For my next cup of coffee I made sure the mug’s battery was fully charged, filled it up, started the stopwatch on my iPhone, and proceeded to go back to work with the mug off of the saucer (charging coaster). Eventually, I got a notification on my Watch that the Ember Mug’s battery needed to be charged.

Apple Watch screen shot of Ember Mug recharge notification.

Time to recharge notification on my Apple Watch.

I checked the stopwatch and it had lasted 55 minutes and 30 seconds. When I checked the battery level in the iOS app, it was at 10%. It probably would have lasted at least an hour if I let it go until it was drained. I had almost finished my cup of joe and it was just as hot as when I started — problem solved.

Act III

I’ve been enjoying the benefits of a hot cup of coffee at my work desk ever since. While it’s great to have every sip be 135°F, the Ember Mug is not without some fiddleyness.

Apple Watch screen shot of Ember Mug perfect temperature notification.

The Apple Watch notification that the Ember Mug has reached coffee’s perfect temperature.

The care and feeding instructions are explicit about cleaning — do not immerse; hand wash only. That in and of itself is not unexpected. Common sense would prevent me from putting an electronic gadget in the dishwasher or a sink full of sudsy water. But there are further instructions warning against putting the mug back on the saucer if there is any moisture on the bottom of the mug. The bottom has a double ring of metal contacts that connect with a couple of prongs on the saucer — this is how it charges. Those rings are surrounded both in and out by a rubbery, non-slick material. The potential problem is that the material is either a bit porous or even when hand washing I was getting enough water on the bottom for it to gather a bit in the very small spaces between the rubber and the metal rings. It appeared dry to my eye but after I picked up the mug to get another cup of joe after it was sitting on the saucer for a while recharging, there was a ring of condensation on the saucer.

So I have developed a hand-washing routine that minimizes moisture exposure to the foot of the mug. If I think I’ve accidentally got water on the rubbery bottom, a short blast of compressed air around the metal contact rings forces the water out of the small crevices.

Lastly, I had to get used to trusting the device to manage itself. It must have some smarts built in because it knows when there is liquid in the mug and when it’s empty. It will automatically turn the heater on and off accordingly.
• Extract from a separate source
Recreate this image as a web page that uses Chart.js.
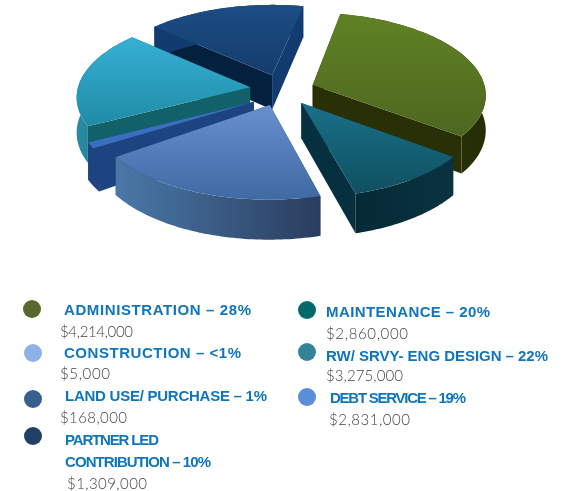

At first I was using the iOS app to manually turn off the mug heater when I finished a cup of coffee. Then when I filled it up again with hot coffee I would have to remember to turn it back on. If I forgot, it would not keep the coffee hot. I forgot more than once and discovered it when taking a lukewarm sip. That taught me to just leave it alone once the heater was on and let the firmware manage the heater. Since then, I’ve never had anything but a hot sip, no matter how long the coffee has been in the mug.

Epilogue

I’m not sure I would have purchased this gadget with my own money, but I have surely enjoyed having it on my work desk at the day job. Having hot coffee in my mug no matter how long it sits has made using Windows just a little more tolerable.